» **DATASET CONTENT**:
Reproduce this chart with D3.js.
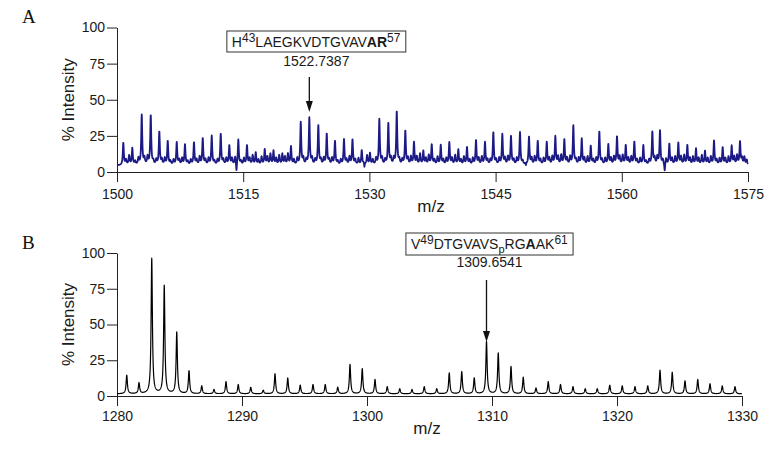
<!DOCTYPE html>
<html>
<head>
<meta charset="utf-8">
<script src="https://cdn.jsdelivr.net/npm/d3@7"></script>
<style>
  body { margin: 0; background: #fff; }
  svg { display: block; }
  .axis path, .axis line { stroke: #222; }
  .axis text { font-family: "Liberation Sans", Arial, sans-serif; font-size: 14px; fill: #1a1a1a; }
  .title { font-family: "Liberation Sans", Arial, sans-serif; font-size: 17px; fill: #1a1a1a; }
  .panel { font-family: "Liberation Serif", "Times New Roman", serif; font-size: 19px; fill: #111; }
  .note { font-family: "Liberation Sans", Arial, sans-serif; font-size: 14px; fill: #1a1a1a; }
</style>
</head>
<body>
<div id="chart"></div>
<script>
"use strict";

// ---- panel A: m/z 1500-1575, peak centres and % intensity
var peaksA = [
  [1500.75, 20], [1501.82, 16], [1502.94, 39], [1504.01, 39], [1505.03, 27.5],
  [1506.03, 21], [1507.10, 20], [1508.08, 18.5], [1509.15, 20], [1510.19, 23],
  [1511.26, 24.5], [1512.33, 26], [1513.35, 18], [1514.42, 22], [1515.45, 18],
  [1516.49, 13], [1517.56, 15], [1518.60, 14], [1519.65, 12], [1520.68, 17],
  [1521.84, 34], [1522.86, 37], [1523.93, 32], [1524.93, 26], [1525.91, 21],
  [1526.98, 22], [1527.99, 22], [1529.09, 14.5], [1530.07, 12.5], [1531.18, 36],
  [1532.25, 33.5], [1533.25, 41.5], [1534.27, 28], [1535.30, 20], [1536.41, 14],
  [1537.41, 18.5], [1538.48, 18], [1539.50, 20], [1540.57, 15], [1541.60, 16.5],
  [1542.67, 21.5], [1543.74, 20], [1544.73, 27], [1545.80, 25.5], [1546.83, 24.5],
  [1547.90, 27], [1548.97, 24], [1550.01, 21], [1551.08, 20], [1552.10, 24],
  [1553.17, 22], [1554.24, 31.5], [1555.24, 22.5], [1556.31, 17.5], [1557.33, 27.5],
  [1558.40, 18.5], [1559.43, 24], [1560.47, 18], [1561.49, 20.5], [1562.56, 18],
  [1563.63, 27.5], [1564.54, 28], [1565.65, 19], [1566.72, 19.5], [1567.79, 18],
  [1568.82, 15.5], [1569.89, 14], [1570.96, 21], [1571.99, 16.5], [1573.06, 17.5],
  [1574.05, 20.5], [1574.85, 8]
];
// small bumps in each gap between neighbouring peaks (early and late in the gap)
var minorEarlyA = [8, 7, 9, 7, 8, 7, 8, 7, 8, 8, 7, 8, 9, 7, 9, 8, 10, 9, 10, 8,
  9, 9, 8, 8, 7, 8, 8, 9, 8, 9, 9, 8, 9, 10, 9, 8, 8, 9, 8, 8,
  9, 8, 8, 9, 8, 7, 9, 8, 9, 10, 9, 8, 9, 8, 8, 9, 10, 9, 8, 7,
  9, 8, 9, 10, 9, 9, 9, 8, 9, 10, 9];
var minorLateA = [11, 9, 10, 8, 9, 8, 9, 8, 10, 9, 8, 9, 10, 9, 11, 10, 12, 11, 12, 9,
  8, 8, 9, 9, 8, 10, 9, 11, 9, 8, 9, 8, 10, 12, 11, 10, 9, 11, 10, 9,
  10, 8, 9, 10, 9, 8, 10, 9, 10, 11, 10, 9, 10, 9, 9, 10, 11, 10, 9, 8,
  10, 9, 10, 11, 10, 11, 10, 9, 10, 11, 10];
// places where the trace drops to the axis
var dipsA = [[1514.2, -2], [1529.4, -2], [1548.6, 0], [1565.1, -1]];
var ticksA = [1500, 1515, 1530, 1545, 1560, 1575];

// ---- panel B: m/z 1280-1330
var peaksB = [
  [1280.78, 14.5], [1281.76, 9], [1282.78, 96], [1283.78, 77], [1284.78, 44.5],
  [1285.76, 17.5], [1286.78, 7], [1287.76, 4.5], [1288.72, 10], [1289.70, 8],
  [1290.70, 6], [1291.70, 4], [1292.64, 15.5], [1293.66, 12.5], [1294.66, 7.5],
  [1295.68, 8], [1296.66, 8], [1297.66, 6], [1298.64, 22], [1299.62, 19],
  [1300.64, 11.5], [1301.62, 6.5], [1302.62, 5], [1303.60, 4.5], [1304.58, 6.5],
  [1305.58, 5], [1306.58, 16], [1307.58, 17], [1308.58, 12.5], [1309.56, 38],
  [1310.50, 30], [1311.52, 20.5], [1312.50, 13], [1313.52, 5.5], [1314.50, 10],
  [1315.48, 8], [1316.48, 6.5], [1317.46, 5], [1318.42, 5], [1319.42, 7.5],
  [1320.42, 7], [1321.44, 6.5], [1322.46, 7], [1323.44, 18], [1324.42, 16.5],
  [1325.44, 10.5], [1326.46, 11.5], [1327.44, 8.5], [1328.42, 7], [1329.44, 6.5]
];
var ticksB = [1280, 1290, 1300, 1310, 1320, 1330];
var intensityTicks = [0, 25, 50, 75, 100];

var width = 777, height = 452;
var svg = d3.select("#chart").append("svg")
  .attr("width", width)
  .attr("height", height);

// sum of lorentzian lines on a flat baseline; heights are apex values
function buildTrace(opts) {
  var bumps = [];
  var peaks = opts.peaks;
  peaks.forEach(function (p) { bumps.push({ c: p[0], h: p[1] - opts.base, w: opts.w }); });
  (opts.minor || []).forEach(function (m) {
    m.values.forEach(function (h, i) {
      if (i + 1 >= peaks.length) return;
      var c = peaks[i][0] + (peaks[i + 1][0] - peaks[i][0]) * m.at;
      bumps.push({ c: c, h: h - opts.base, w: opts.minorW });
    });
  });
  (opts.dips || []).forEach(function (d) {
    bumps.push({ c: d[0], h: d[1] - opts.base, w: 0.05 });
  });
  var pts = [];
  for (var mz = opts.domain[0]; mz <= opts.domain[1] + 1e-9; mz += opts.step) {
    var v = opts.base;
    bumps.forEach(function (b) {
      var dx = mz - b.c;
      v += b.h * b.w * b.w / (dx * dx + b.w * b.w);
    });
    pts.push([mz, v]);
  }
  return pts;
}

function drawPanel(p) {
  var g = svg.append("g");
  var x = d3.scaleLinear().domain(p.domain).range(p.xRange);
  var y = d3.scaleLinear().domain([0, 100]).range(p.yRange);

  g.append("g")
    .attr("class", "axis")
    .attr("transform", "translate(0," + y(0) + ")")
    .call(d3.axisBottom(x).tickValues(p.xTicks).tickSize(10).tickSizeOuter(0)
      .tickPadding(p.xPad).tickFormat(d3.format("d")));

  g.append("g")
    .attr("class", "axis")
    .attr("transform", "translate(" + p.xRange[0] + ",0)")
    .call(d3.axisLeft(y).tickValues(intensityTicks).tickSize(10).tickSizeOuter(0)
      .tickPadding(2));

  g.append("path")
    .datum(p.trace)
    .attr("fill", "none")
    .attr("stroke", p.color)
    .attr("stroke-width", p.lw)
    .attr("stroke-linejoin", "round")
    .attr("d", d3.line().x(function (d) { return x(d[0]); }).y(function (d) { return y(d[1]); }));

  // titles
  g.append("text").attr("class", "title")
    .attr("transform", "translate(74," + (p.yRange[0] + p.yRange[1]) / 2 + ") rotate(-90)")
    .attr("text-anchor", "middle")
    .text("% Intensity");
  g.append("text").attr("class", "title")
    .attr("x", p.mzLabel[0]).attr("y", p.mzLabel[1])
    .attr("text-anchor", "middle")
    .text("m/z");
  g.append("text").attr("class", "panel")
    .attr("x", 22).attr("y", p.letterY)
    .text(p.letter);

  // annotated peak: arrow + mass + boxed sequence
  var target = p.peaks.reduce(function (a, b) {
    return Math.abs(b[0] - p.mark) < Math.abs(a[0] - p.mark) ? b : a;
  });
  var ax = x(target[0]);
  g.append("line")
    .attr("x1", ax).attr("x2", ax)
    .attr("y1", p.arrow[0]).attr("y2", p.arrow[1] - 8)
    .attr("stroke", "#111").attr("stroke-width", 1.3);
  g.append("path")
    .attr("d", "M" + (ax - 3.5) + "," + (p.arrow[1] - 11) + "L" + (ax + 3.5) + "," + (p.arrow[1] - 11) +
      "L" + ax + "," + p.arrow[1] + "Z")
    .attr("fill", "#111");

  var cx = ax + p.labelShift;
  g.append("text").attr("class", "note")
    .attr("x", cx).attr("y", p.massY)
    .attr("text-anchor", "middle")
    .text(p.mark.toFixed(4));

  var seq = g.append("text").attr("class", "note")
    .attr("x", 0).attr("y", p.seqY);
  p.seq.forEach(function (s) {
    var t = seq.append("tspan").text(s.t);
    if (s.sup) t.attr("dy", -5).style("font-size", "12px");
    if (s.sub) t.attr("dy", 4).style("font-size", "11px");
    if (s.back) t.attr("dy", s.back);
    if (s.bold) t.style("font-weight", "bold");
  });
  var bb = seq.node().getBBox();
  seq.attr("x", cx - bb.width / 2);
  g.insert("rect", "text.note")
    .attr("x", cx - bb.width / 2 - 5).attr("y", p.box[0])
    .attr("width", bb.width + 10).attr("height", p.box[1] - p.box[0])
    .attr("fill", "#fff").attr("stroke", "#333").attr("stroke-width", 1);
}

drawPanel({
  letter: "A", letterY: 23,
  domain: [1500, 1575], xRange: [117, 748], yRange: [172, 27.5], xTicks: ticksA, xPad: 7,
  peaks: peaksA, color: "#1c1a85", lw: 1.8,
  trace: buildTrace({
    peaks: peaksA, base: 4.5, w: 0.07, minorW: 0.08,
    minor: [{ at: 0.3, values: minorEarlyA }, { at: 0.65, values: minorLateA }],
    dips: dipsA, domain: [1500, 1575], step: 0.02
  }),
  mzLabel: [431, 212],
  mark: 1522.7387, arrow: [77, 112], labelShift: 7, massY: 66,
  seq: [{ t: "H" }, { t: "43", sup: true }, { t: "LAEGKVDTGVAV", back: 5 }, { t: "A", bold: true },
    { t: "R", bold: true }, { t: "57", sup: true }],
  seqY: 47, box: [31, 52]
});

drawPanel({
  letter: "B", letterY: 249,
  domain: [1280, 1330], xRange: [117, 742], yRange: [396, 253], xTicks: ticksB, xPad: 5,
  peaks: peaksB, color: "#000", lw: 1.2,
  trace: buildTrace({ peaks: peaksB, base: 1.5, w: 0.06, domain: [1280, 1330], step: 0.01 }),
  mzLabel: [427, 434],
  mark: 1309.6541, arrow: [280, 342], labelShift: 3, massY: 267,
  seq: [{ t: "V" }, { t: "49", sup: true }, { t: "DTGVAVS", back: 5 }, { t: "p", sub: true },
    { t: "RG", back: -4 }, { t: "A", bold: true }, { t: "AK" }, { t: "61", sup: true }],
  seqY: 249, box: [233, 255]
});
</script>
</body>
</html>
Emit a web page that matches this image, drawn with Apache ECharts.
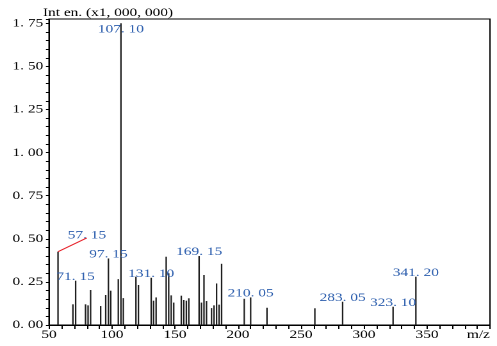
<!DOCTYPE html>
<html>
<head>
<meta charset="utf-8">
<script src="https://cdn.jsdelivr.net/npm/echarts@6/dist/echarts.min.js"></script>
<style>
  html, body { margin: 0; padding: 0; background: #fff; overflow: hidden; }
  /* the chart is laid out narrow and widened horizontally, giving the wide serif look */
  #chart { width: 388px; height: 346px; transform: scaleX(1.2809); transform-origin: 0 0; }
</style>
</head>
<body>
<div id="chart"></div>
<script>
// Mass spectrum peaks: m/z and intensity (x1,000,000)
const mzValues = [
  57.15, 69, 71.15, 79, 81, 83, 91, 95, 97.15, 99,
  105, 107.10, 109, 119, 121, 131.10, 133, 135, 143, 145,
  147, 149, 155, 157, 159, 161, 169.15, 171, 173, 175,
  179, 181, 183, 185, 187, 205, 210.05, 223, 261, 283.05,
  323.10, 341.20
];
const intensities = [
  0.425, 0.12, 0.257, 0.12, 0.114, 0.203, 0.11, 0.174, 0.386, 0.199,
  0.266, 1.75, 0.156, 0.28, 0.232, 0.274, 0.141, 0.16, 0.396, 0.30,
  0.172, 0.13, 0.17, 0.145, 0.141, 0.155, 0.40, 0.13, 0.29, 0.139,
  0.098, 0.114, 0.241, 0.118, 0.355, 0.152, 0.16, 0.10, 0.097, 0.135,
  0.106, 0.28
];
// peaks annotated with their m/z
const labeledPeaks = [57.15, 71.15, 97.15, 107.10, 131.10, 169.15, 210.05, 283.05, 323.10, 341.20];
// the 57.15 annotation sits up and to the right, joined by a red leader
const leaderPeak = 57.15;
const leaderEnd = [80, 0.505];
// the base peak label is drawn just under the top of its line
const basePeak = 107.10;

const xTicks = { min: 50, max: 400, step: 50 };
const yTicks = { min: 0, max: 1.775, step: 0.25 };

const serif = 'Times New Roman, Liberation Serif, serif';
const labelBlue = '#2c5eae';

const fmtMz = v => v.toFixed(2).replace('.', '. ');

const barData = mzValues.map((m, i) => {
  const item = { value: [m, intensities[i]] };
  const isLabeled = labeledPeaks.indexOf(m) >= 0;
  if (!isLabeled) {
    item.label = { show: false };
  } else if (m === leaderPeak) {
    item.label = { show: true, offset: [22.6, -12.6] };
  } else if (m === basePeak) {
    item.label = { show: true, distance: -12 };
  }
  return item;
});

const leaderIdx = mzValues.indexOf(leaderPeak);
const leaderData = [[mzValues[leaderIdx], intensities[leaderIdx]], leaderEnd];

const chart = echarts.init(document.getElementById('chart'), null, { renderer: 'canvas', devicePixelRatio: 2 });
chart.setOption({
  animation: false,
  backgroundColor: '#fff',
  title: {
    text: 'Int en. (x1, 000, 000)',
    left: 33.5, top: 7, padding: 0,
    textStyle: { fontFamily: serif, fontSize: 12, fontWeight: 'normal', color: '#000' }
  },
  grid: {
    left: 38.25, right: 5.5, top: 19, bottom: 21,
    show: true, borderColor: '#000', borderWidth: 1
  },
  xAxis: {
    type: 'value',
    min: xTicks.min, max: xTicks.max, interval: xTicks.step,
    axisLine: { show: true, lineStyle: { color: '#000', width: 1 } },
    axisTick: { show: true, length: 4, lineStyle: { color: '#000' } },
    minorTick: { show: true, splitNumber: 5, length: 4, lineStyle: { color: '#000' } },
    splitLine: { show: false },
    axisLabel: {
      margin: 4, fontFamily: serif, fontSize: 12, color: '#000',
      alignMaxLabel: 'right',
      formatter: v => (v === xTicks.max ? 'm/z' : String(v))
    }
  },
  yAxis: {
    type: 'value',
    min: yTicks.min, max: yTicks.max, interval: yTicks.step,
    axisLine: { show: true, lineStyle: { color: '#000', width: 1 } },
    axisTick: { show: true, length: 2.4, lineStyle: { color: '#000' } },
    minorTick: { show: true, splitNumber: 5, length: 2.4, lineStyle: { color: '#000' } },
    splitLine: { show: false },
    axisLabel: {
      margin: 4.5, fontFamily: serif, fontSize: 12, color: '#000',
      showMaxLabel: false,
      formatter: v => v.toFixed(2).replace('.', '. ')
    }
  },
  series: [
    {
      type: 'bar',
      barWidth: 1.15,
      itemStyle: { color: '#1e1e1e' },
      label: {
        show: true, position: 'top', distance: -2,
        fontFamily: serif, fontSize: 12, color: labelBlue,
        formatter: p => fmtMz(p.value[0])
      },
      data: barData,
      z: 2
    },
    {
      type: 'line',
      data: leaderData,
      symbol: 'none',
      silent: true,
      lineStyle: { color: '#e8222a', width: 1 },
      z: 3
    }
  ]
});
</script>
</body>
</html>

» **PROBLEM DESCRIPTION**: Check each line above for the word "drawn" and copy the ones that have it.

» **TASK OUTPUT**:
Emit a web page that matches this image, drawn with Apache ECharts.
// the base peak label is drawn just under the top of its line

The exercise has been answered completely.